DATA PROVIDED:

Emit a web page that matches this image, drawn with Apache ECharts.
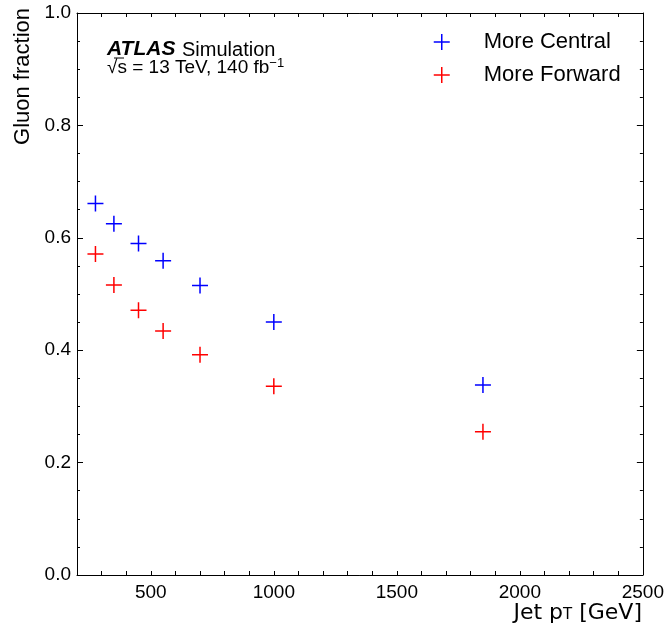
<!DOCTYPE html>
<html>
<head>
<meta charset="utf-8">
<script src="https://cdn.jsdelivr.net/npm/echarts@6/dist/echarts.min.js"></script>
<style>
html,body{margin:0;padding:0;background:#fff;}
#c{width:667px;height:628px;}
</style>
</head>
<body>
<div id="c"></div>
<script>
const jetPt = [275, 350, 450, 550, 700, 1000, 1850];
const moreCentral = [0.661, 0.625, 0.590, 0.559, 0.515, 0.450, 0.338];
const moreForward = [0.571, 0.516, 0.471, 0.434, 0.392, 0.336, 0.255];
const xTickLabels = [500, 1000, 1500, 2000, 2500];
const yTickLabels = [0.0, 0.2, 0.4, 0.6, 0.8, 1.0];
const seriesNames = ['More Central', 'More Forward'];
const seriesColors = ['#0000ff', '#ff0000'];

const FONT = '"Liberation Sans", Arial, sans-serif';
const DEJAVU = '"DejaVu Sans", sans-serif';
const cross = 'path://M8,0L8,16M0,8L16,8';

function pairs(xs, ys){ return xs.map((x,i)=>[x, ys[i]]); }

const chart = echarts.init(document.getElementById('c'), null, {renderer:'canvas'});

const xCommon = {
  type:'value', min:200, max:2500, interval:100,
  axisLine:{show:true, onZero:false, lineStyle:{color:'#000', width:1}},
  axisTick:{show:true, inside:true, length:4, lineStyle:{color:'#000'}},
  splitLine:{show:false}
};
const yCommon = {
  type:'value', min:0, max:1, interval:0.2,
  axisLine:{show:true, onZero:false, lineStyle:{color:'#000', width:1}},
  axisTick:{show:true, inside:true, length:6, lineStyle:{color:'#000'}},
  minorTick:{show:true, splitNumber:4, length:3, lineStyle:{color:'#000'}},
  splitLine:{show:false}, minorSplitLine:{show:false}
};

const option = {
  backgroundColor:'#fff',
  animation:false,
  grid:{left:77, right:24, top:13, bottom:53, containLabel:false},
  xAxis:[
    Object.assign({}, xCommon, {position:'bottom',
      axisLabel:{show:true, margin:8, color:'#000', fontFamily:FONT, fontSize:19, hideOverlap:false,
        formatter:v => xTickLabels.indexOf(v) >= 0 ? String(v) : ''}}),
    Object.assign({}, xCommon, {position:'top', axisLabel:{show:false}})
  ],
  yAxis:[
    Object.assign({}, yCommon, {position:'left',
      axisLabel:{show:true, margin:6, color:'#000', fontFamily:FONT, fontSize:19,
        formatter:v => yTickLabels.some(t => Math.abs(t - v) < 1e-9) ? v.toFixed(1) : ''}}),
    Object.assign({}, yCommon, {position:'right', axisLabel:{show:false}})
  ],
  legend:{
    orient:'vertical', left:428, top:26, itemWidth:16, itemHeight:16, itemGap:11,
    icon:cross,
    textStyle:{fontFamily:FONT, fontSize:22, color:'#000', lineHeight:22, padding:[0,0,0,29]},
    data:seriesNames.map((n,i)=>({name:n, icon:cross,
      itemStyle:{color:'rgba(0,0,0,0)', borderColor:seriesColors[i], borderWidth:1.5}}))
  },
  series:[
    {name:seriesNames[0], type:'scatter', data:pairs(jetPt, moreCentral), symbol:cross, symbolSize:16,
     itemStyle:{color:'rgba(0,0,0,0)', borderColor:seriesColors[0], borderWidth:1.5, opacity:1}},
    {name:seriesNames[1], type:'scatter', data:pairs(jetPt, moreForward), symbol:cross, symbolSize:16,
     itemStyle:{color:'rgba(0,0,0,0)', borderColor:seriesColors[1], borderWidth:1.5, opacity:1}}
  ],
  graphic:[
    {type:'text', x:23, y:8, rotation:Math.PI/2,
     style:{text:'Gluon fraction', font:'22px ' + FONT, fill:'#000', textAlign:'right', textVerticalAlign:'middle'}},
    {type:'text', x:642, y:628,
     style:{text:'{a|Jet p}{s|T}{a| [GeV]}', textAlign:'right', textVerticalAlign:'bottom', fill:'#000',
       rich:{a:{fontFamily:DEJAVU, fontSize:22, lineHeight:26, verticalAlign:'top'},
             s:{fontFamily:DEJAVU, fontSize:15, lineHeight:26, verticalAlign:'top', padding:[6,0,0,0]}}}},
    {type:'text', x:107, y:60,
     style:{text:'ATLAS', font:'italic bold 21px ' + FONT, fill:'#000', textAlign:'left', textVerticalAlign:'bottom'}},
    {type:'text', x:182, y:60,
     style:{text:'Simulation', font:'20px ' + FONT, fill:'#000', textAlign:'left', textVerticalAlign:'bottom'}},
    {type:'text', x:107, y:77,
     style:{text:'{n|\u221As = 13 TeV, 140 fb}{p|\u22121}', textAlign:'left', textVerticalAlign:'bottom', fill:'#000',
       rich:{n:{fontFamily:FONT, fontSize:19, lineHeight:20, verticalAlign:'bottom'},
             p:{fontFamily:FONT, fontSize:13, lineHeight:20, verticalAlign:'top'}}}},
    {type:'line', shape:{x1:114, y1:58, x2:124, y2:58}, style:{stroke:'#000', lineWidth:1}}
  ]
};
chart.setOption(option);
</script>
</body>
</html>
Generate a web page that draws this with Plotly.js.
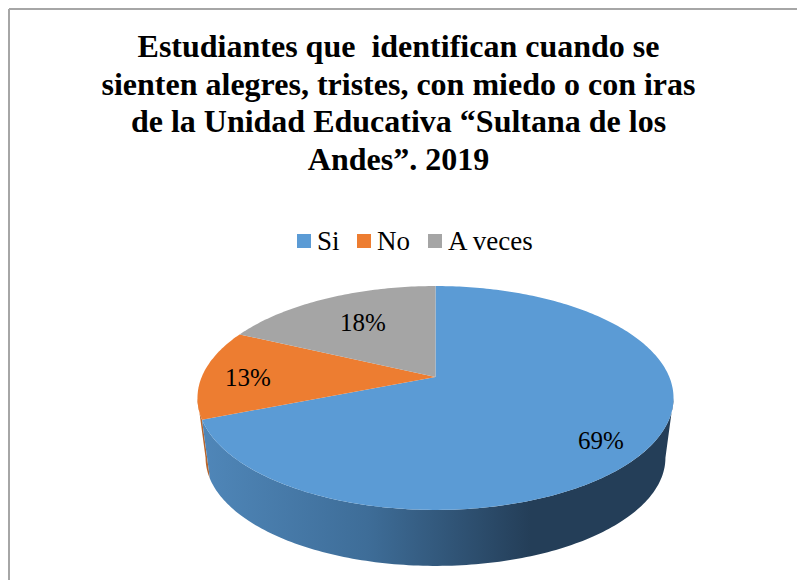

WHAT IS NEEDED: Leave out every picture and copy the rest of the records exactly.

SOLUTION TO THIS EXERCISE:
Emit a web page that matches this image, drawn with Apache ECharts.
<!DOCTYPE html>
<html>
<head>
<meta charset="utf-8">
<script src="https://cdn.jsdelivr.net/npm/echarts@6/dist/echarts.min.js"></script>
<style>
html,body{margin:0;padding:0;background:#fff;}
#c{width:667px;height:628px;}
</style>
</head>
<body>
<div id="c"></div>
<script>
const jetPt = [275, 350, 450, 550, 700, 1000, 1850];
const moreCentral = [0.661, 0.625, 0.590, 0.559, 0.515, 0.450, 0.338];
const moreForward = [0.571, 0.516, 0.471, 0.434, 0.392, 0.336, 0.255];
const xTickLabels = [500, 1000, 1500, 2000, 2500];
const yTickLabels = [0.0, 0.2, 0.4, 0.6, 0.8, 1.0];
const seriesNames = ['More Central', 'More Forward'];
const seriesColors = ['#0000ff', '#ff0000'];

const FONT = '"Liberation Sans", Arial, sans-serif';
const DEJAVU = '"DejaVu Sans", sans-serif';
const cross = 'path://M8,0L8,16M0,8L16,8';

function pairs(xs, ys){ return xs.map((x,i)=>[x, ys[i]]); }

const chart = echarts.init(document.getElementById('c'), null, {renderer:'canvas'});

const xCommon = {
  type:'value', min:200, max:2500, interval:100,
  axisLine:{show:true, onZero:false, lineStyle:{color:'#000', width:1}},
  axisTick:{show:true, inside:true, length:4, lineStyle:{color:'#000'}},
  splitLine:{show:false}
};
const yCommon = {
  type:'value', min:0, max:1, interval:0.2,
  axisLine:{show:true, onZero:false, lineStyle:{color:'#000', width:1}},
  axisTick:{show:true, inside:true, length:6, lineStyle:{color:'#000'}},
  minorTick:{show:true, splitNumber:4, length:3, lineStyle:{color:'#000'}},
  splitLine:{show:false}, minorSplitLine:{show:false}
};

const option = {
  backgroundColor:'#fff',
  animation:false,
  grid:{left:77, right:24, top:13, bottom:53, containLabel:false},
  xAxis:[
    Object.assign({}, xCommon, {position:'bottom',
      axisLabel:{show:true, margin:8, color:'#000', fontFamily:FONT, fontSize:19, hideOverlap:false,
        formatter:v => xTickLabels.indexOf(v) >= 0 ? String(v) : ''}}),
    Object.assign({}, xCommon, {position:'top', axisLabel:{show:false}})
  ],
  yAxis:[
    Object.assign({}, yCommon, {position:'left',
      axisLabel:{show:true, margin:6, color:'#000', fontFamily:FONT, fontSize:19,
        formatter:v => yTickLabels.some(t => Math.abs(t - v) < 1e-9) ? v.toFixed(1) : ''}}),
    Object.assign({}, yCommon, {position:'right', axisLabel:{show:false}})
  ],
  legend:{
    orient:'vertical', left:428, top:26, itemWidth:16, itemHeight:16, itemGap:11,
    icon:cross,
    textStyle:{fontFamily:FONT, fontSize:22, color:'#000', lineHeight:22, padding:[0,0,0,29]},
    data:seriesNames.map((n,i)=>({name:n, icon:cross,
      itemStyle:{color:'rgba(0,0,0,0)', borderColor:seriesColors[i], borderWidth:1.5}}))
  },
  series:[
    {name:seriesNames[0], type:'scatter', data:pairs(jetPt, moreCentral), symbol:cross, symbolSize:16,
     itemStyle:{color:'rgba(0,0,0,0)', borderColor:seriesColors[0], borderWidth:1.5, opacity:1}},
    {name:seriesNames[1], type:'scatter', data:pairs(jetPt, moreForward), symbol:cross, symbolSize:16,
     itemStyle:{color:'rgba(0,0,0,0)', borderColor:seriesColors[1], borderWidth:1.5, opacity:1}}
  ],
  graphic:[
    {type:'text', x:23, y:8, rotation:Math.PI/2,
     style:{text:'Gluon fraction', font:'22px ' + FONT, fill:'#000', textAlign:'right', textVerticalAlign:'middle'}},
    {type:'text', x:642, y:628,
     style:{text:'{a|Jet p}{s|T}{a| [GeV]}', textAlign:'right', textVerticalAlign:'bottom', fill:'#000',
       rich:{a:{fontFamily:DEJAVU, fontSize:22, lineHeight:26, verticalAlign:'top'},
             s:{fontFamily:DEJAVU, fontSize:15, lineHeight:26, verticalAlign:'top', padding:[6,0,0,0]}}}},
    {type:'text', x:107, y:60,
     style:{text:'ATLAS', font:'italic bold 21px ' + FONT, fill:'#000', textAlign:'left', textVerticalAlign:'bottom'}},
    {type:'text', x:182, y:60,
     style:{text:'Simulation', font:'20px ' + FONT, fill:'#000', textAlign:'left', textVerticalAlign:'bottom'}},
    {type:'text', x:107, y:77,
     style:{text:'{n|\u221As = 13 TeV, 140 fb}{p|\u22121}', textAlign:'left', textVerticalAlign:'bottom', fill:'#000',
       rich:{n:{fontFamily:FONT, fontSize:19, lineHeight:20, verticalAlign:'bottom'},
             p:{fontFamily:FONT, fontSize:13, lineHeight:20, verticalAlign:'top'}}}},
    {type:'line', shape:{x1:114, y1:58, x2:124, y2:58}, style:{stroke:'#000', lineWidth:1}}
  ]
};
chart.setOption(option);
</script>
</body>
</html>
Generate a web page that draws this with Plotly.js.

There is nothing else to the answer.